Stahl: Wir haben uns ausreichend Zeit genommen, alle zu schulen: Das sind nicht nur unsere Cap-Anamur-Leute, sondern auch 150 einheimische Krankenschwestern, die ganz wichtigen Reinigungskräfte, die den hochinfektiösen Abfall entsorgen, und die Leute, die mit den Beerdigungen betraut sind. Wichtig ist natürlich der peinlich genaue Umgang mit den Schutzanzügen. Nach einer Stunde ist man schweißgebadet, will sich alles herunterreißen, was man keinesfalls darf. Wir arbeiten Tag und Nacht in Schichten, achten aber darauf, dass wir niemanden überfordern und stellen immer eine Person dafür ab, die auf die Schutzmaßnahmen achtet.

Frage: Sie waren selbst einige Wochen in Sierra Leone. Wie würden Sie die Lage vor Ort beschreiben?

Stahl: Als sehr ernst. Große soziale Schwierigkeiten werden noch zunehmen. Die Preise für Nahrungsmittel haben sich verdoppelt, der Tourismus ist völlig zusammengebrochen, es wird nicht mehr richtig gearbeitet. Transporte im Land sind schwierig geworden. Ganze Straßenzüge sind unter Quarantäne gestellt.
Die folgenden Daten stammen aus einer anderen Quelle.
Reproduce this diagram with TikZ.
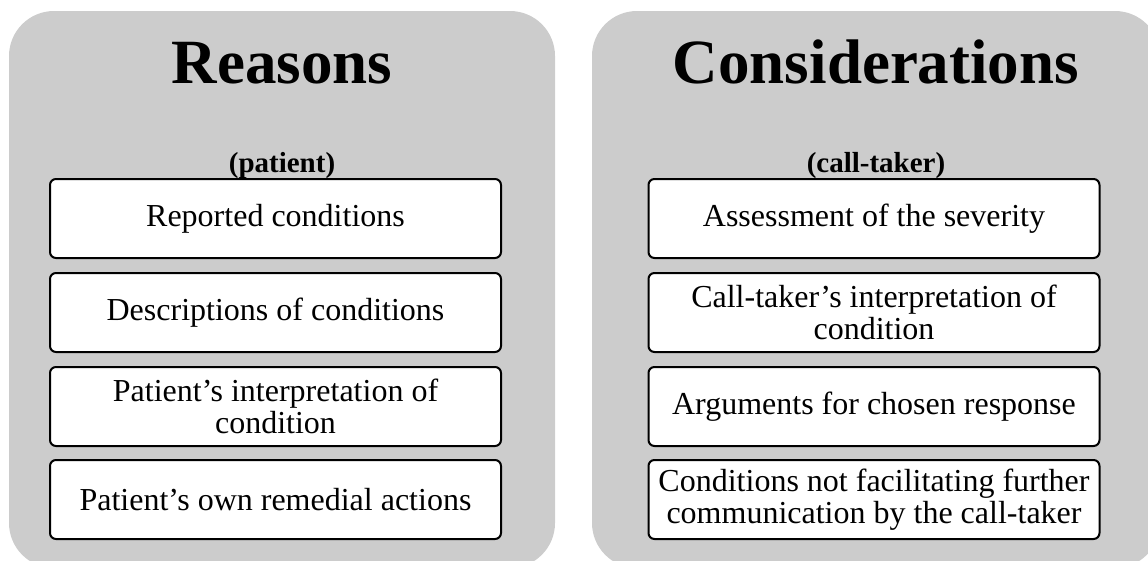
\documentclass[tikz,border=0pt]{standalone}
\usepackage{fontspec}
\setmainfont{Liberation Serif}
\usepackage{xcolor}
\definecolor{panelbg}{HTML}{CCCCCC}
\definecolor{itembg}{HTML}{FFFFFF}
\definecolor{ink}{HTML}{000000}
\tikzset{
  panel/.style={fill=panelbg, draw=none, rounded corners=45pt},
  item/.style={draw=ink, fill=itembg, line width=2pt, rounded corners=6pt,
    minimum width=451pt, minimum height=79pt, inner sep=0pt, align=center,
    text=ink, font=\fontsize{32}{32.5}\selectfont},
  head/.style={anchor=base, text=ink, font=\fontsize{63}{70}\selectfont\bfseries},
  sub/.style={anchor=base, text=ink, font=\fontsize{29}{33}\selectfont\bfseries},
}

\begin{document}
\begin{tikzpicture}[x=1pt, y=-1pt]
  \useasboundingbox (0,0) rectangle (1148,560);
  % two grey panels
  \fill[panel] (9,11) rectangle (555,568);
  \fill[panel] (592,11) rectangle (1160,568);
  % left: patient
  \node[head] (reasons) at (282,83) {Reasons};
  \node[sub] (patient) at (282,172) {(patient)};
  \node[item] (reported) at (275.5,218.5) {Reported conditions};
  \node[item] (descr) at (275.5,312.5) {Descriptions of conditions};
  \node[item] (pinterp) at (275.5,406.5) {Patient’s interpretation of\\condition};
  \node[item] (remedial) at (275.5,499.5) {Patient’s own remedial actions};
  % right: call-taker
  \node[head] (consid) at (876,83) {Considerations};
  \node[sub] (caller) at (876,172) {(call-taker)};
  \node[item] (severity) at (874,218.5) {Assessment of the severity};
  \node[item] (cinterp) at (874,312.5) {Call-taker’s interpretation of\\condition};
  \node[item] (args) at (874,406.5) {Arguments for chosen response};
  \node[item] (nofacil) at (874,499.5) {Conditions not facilitating further\\communication by the call-taker};
\end{tikzpicture}
\end{document}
Frage: Wie geht es den Schwächsten, den Kindern?

Stahl: Die Lage ist wirklich sehr schlimm. Es sind durchgängig alle Altersschichten von Ebola betroffen, also auch die Kinder. Viele Kinder sind zu Waisen geworden, weil sie ihre Eltern durch Ebola verloren haben. Andere haben überlebt, sind dann folglich immun, werden aber aus Angst nicht mehr nach Hause gelassen. Sie sind gebrandmarkt. Cap Anamur betreut seit zwei Jahren ein Kinderhaus. Das nutzen wir jetzt, um diese Kinder unterzubringen. Dann gehen wir zu den Familien und erklären ihnen, dass ihre Kinder nicht mehr infektiös sind und sogar immun gegen Ebola.

Frage: Das Wissen über Ebola ist also immer noch zu gering?

Stahl: Das Wissen reicht nicht aus. Auch wenn die Regierung einiges tut, zum Beispiel appelliert, die Leichen zu verbrennen. In unserem Krankenhaus hatte es auch zwischenzeitlich Panik gegeben, das Klinikpersonal ist weggelaufen. Aber alle sind wieder da und gut geschult. Wir hatten ja auch vorher immer auf Mundschutz, Handschuhe und ständiges Händewaschen bestanden, und zum Glück hat sich niemand angesteckt.

Frage: Das Auswärtige Amt hat einen Förderantrag für Ihre Isolierstation abgelehnt. Warum?

Stahl: Cap Anamur finanziert sich bisher nur über private Spenden, um völlig unabhängig zu bleiben. Jetzt hatten wir erstmalig einen Förderantrag beim Auswärtigen Amt zum Bau der Station gestellt. Er wurde mit der Begründung abgelehnt, wir hätten ja mit dem Bau bereits begonnen. Da waren wir natürlich enttäuscht, denn verlorene Zeit kostet Menschenleben. Wir haben aber erfreuliche Hinweise, dass diese Erkenntnis jetzt auch in den Amtsstuben angekommen ist.